I just read Christopher Dorner’s manifesto.
“I want all journalist to utilize every source you have that specializes in collections for your reports. With the discovery and evidence available you will see the truth. Unfortunately, I will not be alive to see my name cleared. That’s what this is about, my name. A man is nothing without his name.”
I think what Dorner did was, as he calls it, “a necessary evil”. I support his decision to expose the well known corruption of the Los Angeles Police Department and some of the people involved. This is the way he chose to go about doing it and it was effective.
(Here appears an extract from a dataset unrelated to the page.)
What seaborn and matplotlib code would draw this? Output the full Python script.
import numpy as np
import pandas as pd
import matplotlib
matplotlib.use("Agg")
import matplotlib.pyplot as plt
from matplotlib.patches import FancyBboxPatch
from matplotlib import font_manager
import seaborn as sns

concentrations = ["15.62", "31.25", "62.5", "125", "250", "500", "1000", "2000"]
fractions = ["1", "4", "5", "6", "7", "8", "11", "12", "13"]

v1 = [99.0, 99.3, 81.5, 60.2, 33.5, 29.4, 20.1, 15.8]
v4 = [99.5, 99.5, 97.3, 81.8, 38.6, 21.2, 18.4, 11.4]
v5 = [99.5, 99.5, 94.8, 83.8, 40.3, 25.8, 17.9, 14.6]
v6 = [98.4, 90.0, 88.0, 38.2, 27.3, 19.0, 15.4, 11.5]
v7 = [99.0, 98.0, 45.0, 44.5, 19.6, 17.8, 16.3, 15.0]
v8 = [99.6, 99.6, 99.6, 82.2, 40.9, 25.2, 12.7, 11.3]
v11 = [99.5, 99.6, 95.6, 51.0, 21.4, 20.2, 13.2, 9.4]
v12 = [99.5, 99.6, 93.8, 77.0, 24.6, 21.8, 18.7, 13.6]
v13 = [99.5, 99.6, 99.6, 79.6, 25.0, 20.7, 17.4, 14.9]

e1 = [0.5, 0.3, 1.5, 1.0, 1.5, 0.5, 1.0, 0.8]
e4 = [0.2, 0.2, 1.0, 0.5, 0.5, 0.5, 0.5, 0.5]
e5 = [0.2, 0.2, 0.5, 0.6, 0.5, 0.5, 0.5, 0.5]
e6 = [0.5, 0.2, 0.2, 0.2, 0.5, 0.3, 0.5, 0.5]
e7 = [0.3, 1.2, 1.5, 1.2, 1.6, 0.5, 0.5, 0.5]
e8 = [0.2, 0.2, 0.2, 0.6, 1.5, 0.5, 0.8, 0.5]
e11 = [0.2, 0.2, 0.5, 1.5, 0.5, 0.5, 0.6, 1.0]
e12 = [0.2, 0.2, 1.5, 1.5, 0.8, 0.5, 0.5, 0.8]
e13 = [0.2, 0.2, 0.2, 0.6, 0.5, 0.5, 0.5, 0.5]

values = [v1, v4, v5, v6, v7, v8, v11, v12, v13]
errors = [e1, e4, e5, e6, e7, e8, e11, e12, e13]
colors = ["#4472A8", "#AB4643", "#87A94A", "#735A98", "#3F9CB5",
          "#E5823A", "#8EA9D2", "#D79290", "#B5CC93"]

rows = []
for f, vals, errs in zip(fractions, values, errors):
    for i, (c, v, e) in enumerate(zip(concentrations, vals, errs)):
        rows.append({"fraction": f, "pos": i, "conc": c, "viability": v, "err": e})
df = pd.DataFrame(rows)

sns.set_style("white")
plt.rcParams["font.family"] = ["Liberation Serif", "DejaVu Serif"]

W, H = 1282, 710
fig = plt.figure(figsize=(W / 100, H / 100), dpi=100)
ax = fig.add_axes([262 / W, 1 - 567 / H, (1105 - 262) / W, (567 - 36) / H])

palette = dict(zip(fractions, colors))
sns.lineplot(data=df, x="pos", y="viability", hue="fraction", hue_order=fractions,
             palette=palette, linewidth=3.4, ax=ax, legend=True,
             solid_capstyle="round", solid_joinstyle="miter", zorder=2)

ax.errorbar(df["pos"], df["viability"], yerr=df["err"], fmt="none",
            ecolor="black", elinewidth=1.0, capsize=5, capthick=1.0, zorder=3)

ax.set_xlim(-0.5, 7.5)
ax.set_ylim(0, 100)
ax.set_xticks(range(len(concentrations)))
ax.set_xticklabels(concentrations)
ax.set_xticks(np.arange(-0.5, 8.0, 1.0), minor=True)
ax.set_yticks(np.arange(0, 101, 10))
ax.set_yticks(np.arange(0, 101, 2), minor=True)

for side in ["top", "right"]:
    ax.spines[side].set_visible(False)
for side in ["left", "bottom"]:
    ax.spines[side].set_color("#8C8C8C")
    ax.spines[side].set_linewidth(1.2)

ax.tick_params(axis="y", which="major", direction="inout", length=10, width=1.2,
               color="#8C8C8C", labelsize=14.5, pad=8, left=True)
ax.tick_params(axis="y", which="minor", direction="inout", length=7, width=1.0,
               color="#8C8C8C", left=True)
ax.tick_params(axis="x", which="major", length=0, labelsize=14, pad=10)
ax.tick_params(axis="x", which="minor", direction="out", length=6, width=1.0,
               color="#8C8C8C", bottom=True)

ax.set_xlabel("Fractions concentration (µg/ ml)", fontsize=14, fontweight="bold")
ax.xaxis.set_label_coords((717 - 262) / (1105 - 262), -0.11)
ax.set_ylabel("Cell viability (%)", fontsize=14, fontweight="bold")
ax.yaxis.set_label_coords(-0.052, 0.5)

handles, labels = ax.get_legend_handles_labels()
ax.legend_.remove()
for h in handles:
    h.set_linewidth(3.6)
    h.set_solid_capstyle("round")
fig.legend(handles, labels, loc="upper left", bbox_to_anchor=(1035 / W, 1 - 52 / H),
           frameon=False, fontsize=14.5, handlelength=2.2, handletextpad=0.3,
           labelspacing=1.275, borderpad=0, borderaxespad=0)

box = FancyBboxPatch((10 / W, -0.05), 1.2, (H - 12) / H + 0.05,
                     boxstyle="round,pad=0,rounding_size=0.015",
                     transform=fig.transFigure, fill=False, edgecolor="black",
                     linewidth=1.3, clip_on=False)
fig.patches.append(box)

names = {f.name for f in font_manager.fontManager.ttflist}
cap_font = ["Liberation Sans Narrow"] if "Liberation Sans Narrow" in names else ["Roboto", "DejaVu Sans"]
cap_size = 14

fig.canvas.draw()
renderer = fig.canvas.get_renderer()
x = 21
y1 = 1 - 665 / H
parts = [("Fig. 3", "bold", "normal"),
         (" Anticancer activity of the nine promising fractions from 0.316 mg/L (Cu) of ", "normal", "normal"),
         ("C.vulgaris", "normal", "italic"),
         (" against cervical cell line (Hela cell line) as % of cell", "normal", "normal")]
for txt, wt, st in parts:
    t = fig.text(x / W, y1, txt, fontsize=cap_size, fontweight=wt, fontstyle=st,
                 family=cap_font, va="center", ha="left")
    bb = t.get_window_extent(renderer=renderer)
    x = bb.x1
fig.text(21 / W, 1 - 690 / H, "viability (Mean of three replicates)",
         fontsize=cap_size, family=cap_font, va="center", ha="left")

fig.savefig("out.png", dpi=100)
R.I.P. to the unfortunate victims.
Dorner, who was the subject of the biggest manhunt in recent times was pushed into doing what he did after being fired for breaking the “Blue Line” code after reporting an officer who used excessive force on a suspect by kicking him three times in the upper body and face while handcuffed.
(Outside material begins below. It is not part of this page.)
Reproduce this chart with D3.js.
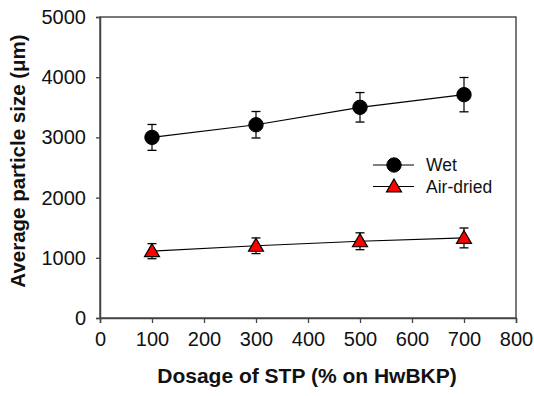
<!DOCTYPE html>
<html lang="en">
<head>
<meta charset="utf-8">
<title>Average particle size vs STP dosage</title>
<script src="https://d3js.org/d3.v7.min.js"></script>
<style>
  body { margin: 0; background: #fff; }
  svg text { font-family: Arial, "Liberation Sans", sans-serif; }
</style>
</head>
<body>
<svg id="chart" width="534" height="396"></svg>
<script>
// data
var dosage = [100, 300, 500, 700];
var wetSize = [3000, 3210, 3500, 3710];
var wetErr = [215, 220, 245, 285];
var airSize = [1110, 1200, 1275, 1330];
var airErr = [125, 130, 140, 165];
var xTicks = [0, 100, 200, 300, 400, 500, 600, 700, 800];
var yTicks = [0, 1000, 2000, 3000, 4000, 5000];

var svg = d3.select("#chart");
var x = d3.scaleLinear().domain([0, 800]).range([100, 516]);
var y = d3.scaleLinear().domain([0, 5000]).range([318, 17]);

// frame
svg.append("rect").attr("x", 100).attr("y", 17).attr("width", 416).attr("height", 301)
  .attr("fill", "none").attr("stroke", "#333").attr("stroke-width", 1.3);

var xAxis = d3.axisBottom(x).tickValues(xTicks).tickSize(5).tickPadding(9).tickFormat(d3.format("d"));
var yAxis = d3.axisLeft(y).tickValues(yTicks).tickSize(4).tickPadding(10).tickFormat(d3.format("d"));

var gx = svg.append("g").attr("transform", "translate(0,318)").call(xAxis);
var gy = svg.append("g").attr("transform", "translate(100,0)").call(yAxis);
[gx, gy].forEach(function (g) {
  g.select(".domain").attr("stroke", "#444").attr("stroke-width", 1.5);
  g.selectAll(".tick line").attr("stroke", "#444").attr("stroke-width", 1.3);
  g.selectAll(".tick text").attr("fill", "#111").style("font-size", "20px")
    .style("font-family", "Arial, 'Liberation Sans', sans-serif");
});

// axis titles
svg.append("text").attr("x", 307).attr("y", 383).attr("text-anchor", "middle")
  .style("font-size", "21px").style("font-weight", "bold").attr("fill", "#111")
  .text("Dosage of STP (% on HwBKP)");
svg.append("text").attr("transform", "translate(25,161) rotate(-90)").attr("text-anchor", "middle")
  .style("font-size", "20.5px").style("font-weight", "bold").attr("fill", "#111")
  .text("Average particle size (\u03bcm)");

function series(vals, errs, shape) {
  var pts = dosage.map(function (d, i) { return { x: d, y: vals[i], e: errs[i] }; });
  var g = svg.append("g");
  g.append("path").datum(pts)
    .attr("d", d3.line().x(function (d) { return x(d.x); }).y(function (d) { return y(d.y); }))
    .attr("fill", "none").attr("stroke", "#000").attr("stroke-width", 1.2);
  var eb = g.selectAll("g.err").data(pts).enter().append("g").attr("class", "err");
  eb.append("line").attr("x1", function (d) { return x(d.x); }).attr("x2", function (d) { return x(d.x); })
    .attr("y1", function (d) { return y(d.y - d.e); }).attr("y2", function (d) { return y(d.y + d.e); })
    .attr("stroke", "#000").attr("stroke-width", 1.2);
  [-1, 1].forEach(function (s) {
    eb.append("line").attr("x1", function (d) { return x(d.x) - 4.5; }).attr("x2", function (d) { return x(d.x) + 4.5; })
      .attr("y1", function (d) { return y(d.y + s * d.e); }).attr("y2", function (d) { return y(d.y + s * d.e); })
      .attr("stroke", "#000").attr("stroke-width", 1.3);
  });
  drawMarker(g.selectAll("g.m").data(pts).enter().append("g")
    .attr("transform", function (d) { return "translate(" + x(d.x) + "," + y(d.y) + ")"; }), shape);
}

function drawMarker(sel, shape) {
  if (shape === "circle") {
    sel.append("circle").attr("r", 7.2).attr("fill", "#000").attr("stroke", "#000");
  } else {
    sel.append("path").attr("d", "M0,-7.5L7.5,5.5L-7.5,5.5Z")
      .attr("fill", "#ff0000").attr("stroke", "#000").attr("stroke-width", 1.2);
  }
}

series(wetSize, wetErr, "circle");
series(airSize, airErr, "triangle");

// legend
var legend = [{ name: "Wet", shape: "circle", y: 165 }, { name: "Air-dried", shape: "triangle", y: 186.5 }];
var lg = svg.selectAll("g.legend").data(legend).enter().append("g").attr("class", "legend")
  .attr("transform", function (d) { return "translate(394," + d.y + ")"; });
lg.append("line").attr("x1", -21).attr("x2", 20).attr("stroke", "#000").attr("stroke-width", 1.2);
lg.each(function (d) { drawMarker(d3.select(this), d.shape); });
lg.append("text").attr("x", 32).attr("y", 6).style("font-size", "17.5px").attr("fill", "#111")
  .text(function (d) { return d.name; });
</script>
</body>
</html>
His superiors even in the face of evidence stubbornly said he was lying and got rid of him. Apparently, his honesty was too much for them and they couldn’t have that.
Dorner should be honored as a hero. He has drawn comparisons to John Rambo, who like Dorner fought against the same authority figures (corrupt law enforcement officers) in the movie First Blood.
“Don’t push it…or I’ll give you a war you won’t believe. Let it go!” – John Rambo
When I think of the Dorner situation, I can’t help but think about Samuel L. Jackson in the movie A Time to Kill. If you rooted for Samuel L. Jackson in the movie where he killed his daughter’s rapists then you should be doing the same for Dorner.
You can argue that Samuel L. Jackson should just have let the legal system deal with the crime. The suspected rapists would have just gotten jail time or gotten off and they’d then be free to rape and violate people’s civil rights again. There would be no justice served.
You know how the saying goes. There is a time for everything under the sun…
Dorner’s revolution was televised. It’s the internet age so you don’t have to watch actual television to know what’s going on. His actions exposed the corruption of the LAPD to the world just like the Rodney King beatings in the 90’s which was carried out by, you guessed it, the LAPD.
The LAPD has since tried to instill confidence in the black community that things are different but it clearly isn’t – not with the unapologetic racial slurs committed by senior officers and witnessed by Dorner himself (see the manifesto) and the same police brutality (yeah, I know it happens everywhere).
Some rappers are already voicing their support for Christopher Dorner.
Ab-Soul, one of my favorite new West Coast emcees posted an Instagram of Dorner quoting “this was a necessary evil” then adding “God bless you sir.”
This was what led me to read the Dorner manifesto and I agree with Ab-Soul.
MC Lyte participated on a CNN discussion and even though she didn’t outright voice her support said that people on social media needed to be heard.
Dorner took 4 lives but I could image the amount of lives the LAPD has claimed through the use of unnecessary brute force.
I’m guessing in time other celebrities will have their say.
Finally, I will leave you with another quote from Dorner’s manifesto which sums up who Dorner really is considering people are dismissing him as crazy, villainous and all sorts of other negative things. Clearly people who haven’t read the manifesto.
“I’m not an aspiring rapper, I’m not a gang member, I’m not a dope dealer, I don’t have multiple babies momma’s. I am an American by choice, I am a son, I am a brother, I am a military service member, I am a man who has lost complete faith in the system, when the system betrayed, slandered, and libeled me. I lived a good life and though not a religious man I always stuck to my own personal code of ethics, ethos and always stuck to my shoreline and true North. I didn’t need the US Navy to instill Honor, Courage, and Commitment in me but I thank them for re-enforcing it. It’s in my DNA.”